Ob jemand nur Mama ist, arbeiten geht oder nebenbei Einhörner züchtet - es geht dich nichts an. Für mehr Solidarität statt Eltern-Bashing.
Life,  Gedankenwelt

Machst du auch „was richtiges“ oder bist du nur Mama?

Instagram nervt mich gerade mal wieder sehr. Seit ich auf dieser Social Media Plattform unterwegs bin, bekomme ich ungelogen täglich mehrere Anfragen, die mit Smalltalk starten (ich weiß schon, worauf es hinaus läuft) und irgendwann den Satz „Machst du auch was richtiges oder bist du nur Mama?“ raushauen. Wie, nur Mama?! Vor allem: NUR? Und das von Menschen, lustigerweise vornehmlich Frauen, die mich nicht im Ansatz kennen und nur – wenn überhaupt – einige wenige Bildausschnitte von mir gesehen haben. Nur Mama.

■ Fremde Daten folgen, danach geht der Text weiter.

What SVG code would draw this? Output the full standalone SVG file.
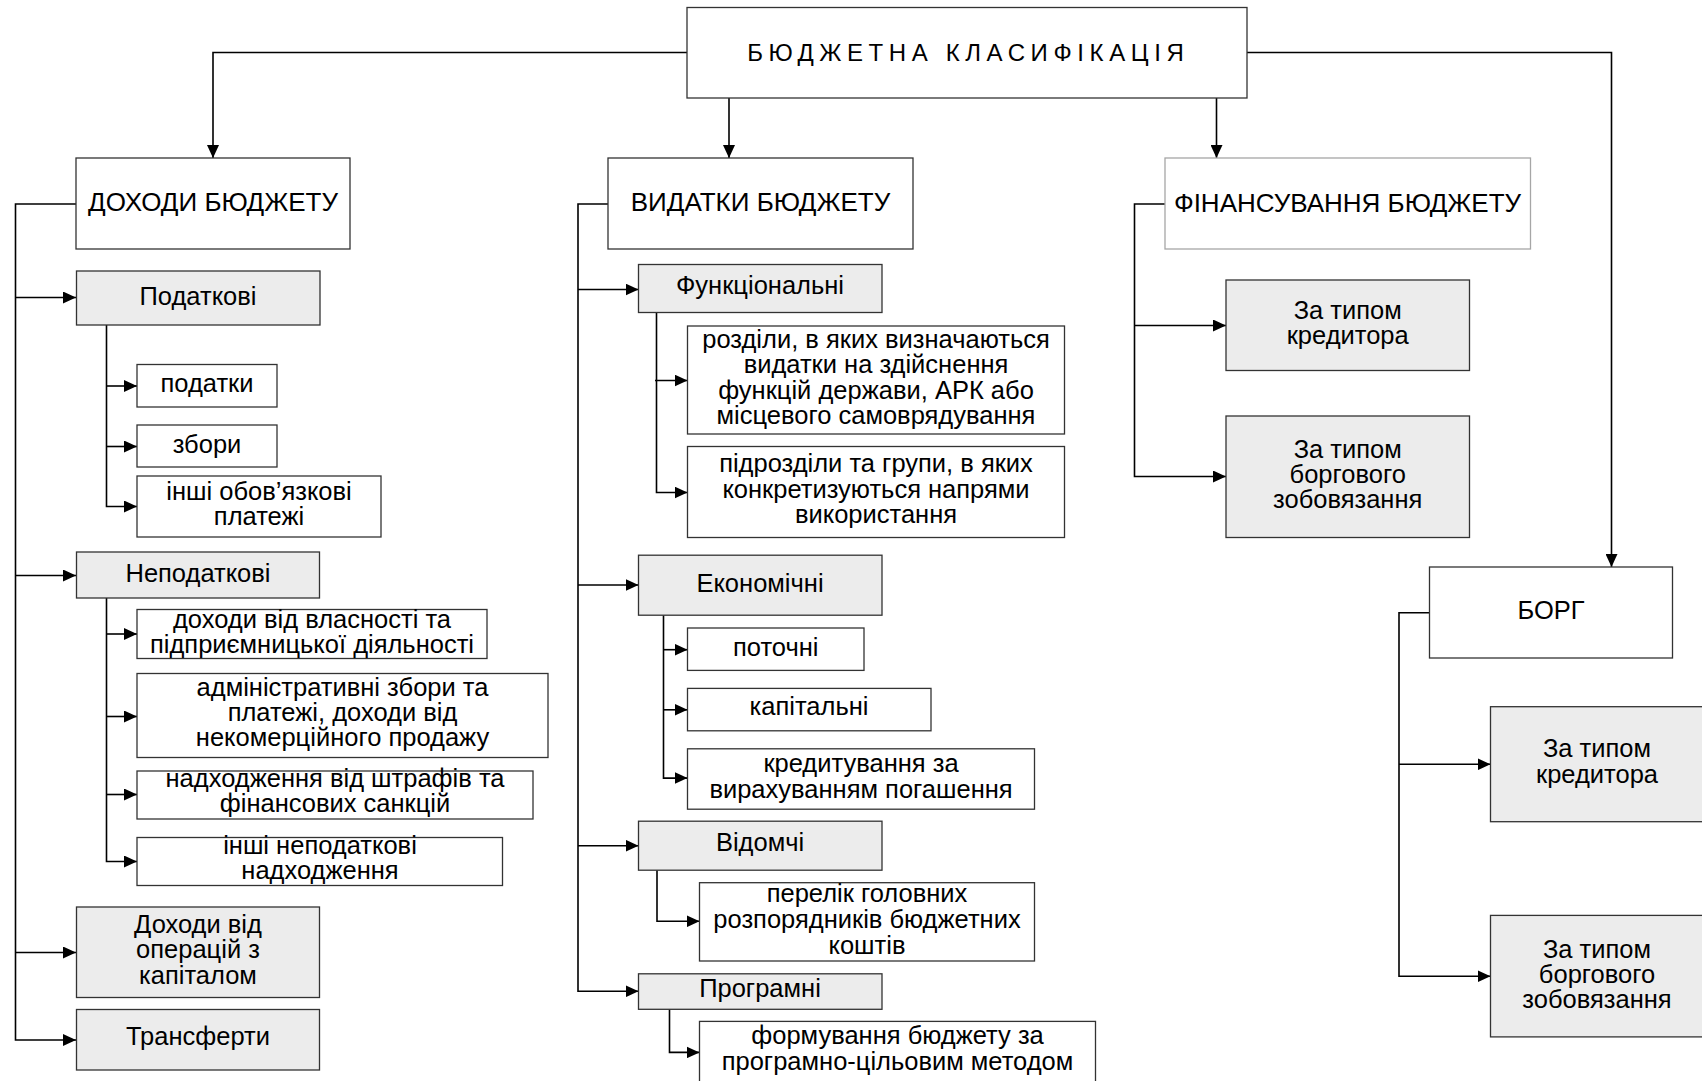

Eins vorweg: Als Mama kann man es nur falsch machen. Gibt man sein Kind früh in die Krippe, um arbeiten zu können, ist man die Rabenmutter. Behält man es daheim, hat man die Emanzipation an die Wand gefahren. Geht man in Teilzeit in die Arbeit, denkt man nicht an die Zukunft und die Rentenkasse. Besetzt man eine Vollzeitstelle, vernachlässigt man seine Kinder.

Kurzum: Wir sind die Versager der Nation. Und das seit Generationen.

Dass man aber andere Eltern – Mütter – aufgrund ihrer Lebensplanung mit Vorurteilen überschüttet, sie subtil niedermacht und ihnen ein schlechtes Gewissen einreden will, ist zum Kotzen!

Deswegen schrieb ich neulich auch auf Twitter, dass ich dem nächsten Menschen, der mir sowas vor die Füße rotzt, die Kinder wortlos für zwei Tage überlasse.

Nur Mama

Was oft dabei vergessen wird, ist, dass mein Tag auch nur 24 Stunden hat. 24 Stunden, in denen ich nach noch immer desaströsen Nächten drei Schulkinder für die Schule fertig machen muss, vormittags den kompletten Haushalt jongliere, nebenbei ein Kleinkind davon abhalte, an Steckdosen zu lutschen und ein Vorschulkind zu Übungen animiere, die sonst im Kindergarten gemacht würden. Aber ohne Kindergartenplatz bleibt das auch an mir hängen. 

Zwischendurch nehme ich Termine wahr, zum Beispiel mit der Logopädin und telefoniere in den Sprechstunden mit den Lehrkräften meiner Kinder. Ich schreibe Blogartikel, die dank der Werbung finanziert werden und koche. Ein Keks in der Autonomiephase hat derweil Spaß dabei, von einem Wutanfall in den nächsten zu verfallen und sämtliche Dinge, wie Windeln wechseln, Mittagsschlaf oder heiße Herdplatten in Ruhe zu lassen zu verweigern.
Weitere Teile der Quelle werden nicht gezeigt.